Hedefinize ulaşana kadar takım olarak nasıl bir süreçten geçiyorsunuz?
Genelde çözülmesi gereken çok sayıda problem oluyor. Bu problemleri takımda herkes paylaşıyor. Herkes birbirinin ne yaptığından haberdar oluyor fakat, kişi kendi probleminin sorumluluğunu alıyor. Her hafta düzenli seminer yapıyoruz. Herkes yaptıklarını anlatıyor. Daha sonra yapılan şeylerin sahada uygulamaları test ediliyor. Sonra kendimizle ilgili problemler neler olduğunu tartışıyoruz, ona göre çözümler üretmeye çalışıyoruz. Hedefimizi hep bir adım öteye götürüyoruz.

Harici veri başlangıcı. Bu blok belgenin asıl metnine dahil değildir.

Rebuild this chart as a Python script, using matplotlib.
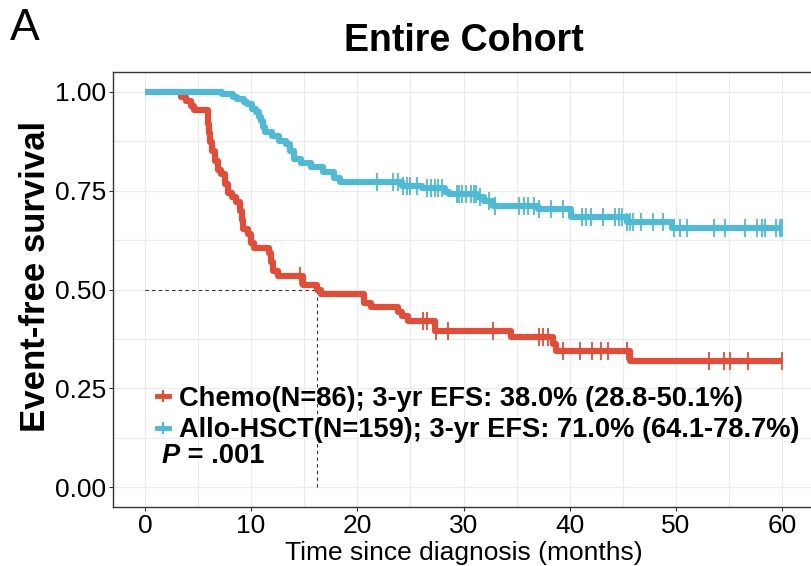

Yarışma dışında yeni çalışmalarınız neler?
Bir müze robotu projemiz var. Müze gezdiren bir robot olacak ve orada birçok problemle karşılaşacağız. İnsanlarla iletişime girecekler. İnsanları sıkılmadan gezdirmeleri, insanların muzipliklerine doğru tepkiyi göstermeleri lazım. Birinci aşama robotun ortaya çıkarılması, ikinci aşaması sosyalleşmesi. Bu beni de aşan birden fazla kişinin birlikte çalışmasını gerektiren bir proje. Ben o projede gerekli altyapıyı ve robotun etkileşime girmesini sağlayacak özellikleri ortaya koyacağım. Onun dışında psikologların, sosyologların da projeye katılması lazım.
Neler okursunuz?
Asimov’un kitaplarını okurum. Philip Dick’in kitaplarını okudum.
Bilimkurgu yazınını nasıl değerlendiriyorsunuz?
Son yıllarda bilimkurgu yazınında da biraz değişim oldu. Biraz normal edebiyata yaklaşma ihtiyacı hisseden yazarlar var. Yani bilimkurgudaki bilim azalmaya başladı. Daha çok fantazi türündeki kitaplar yaygınlaştı.
Bilimkurgu filmleri hakkında ne düşünüyorsunuz?
En son Star Wars’u izledim. Artık filmlerin yapılmasında da yapay zeka ikinci rolü oynamaya başladı. Önümüzdeki 10 yıl içinde insan aktörler yerine yapay zeka ile hareket eden simüle edilmiş aktörler ortaya çıkacak gibi.
Bir sonraki yarışma ne zaman?
2006 yılında Almanya’da Dünya Futbol Şampiyonası ile aynı anda yapılacak.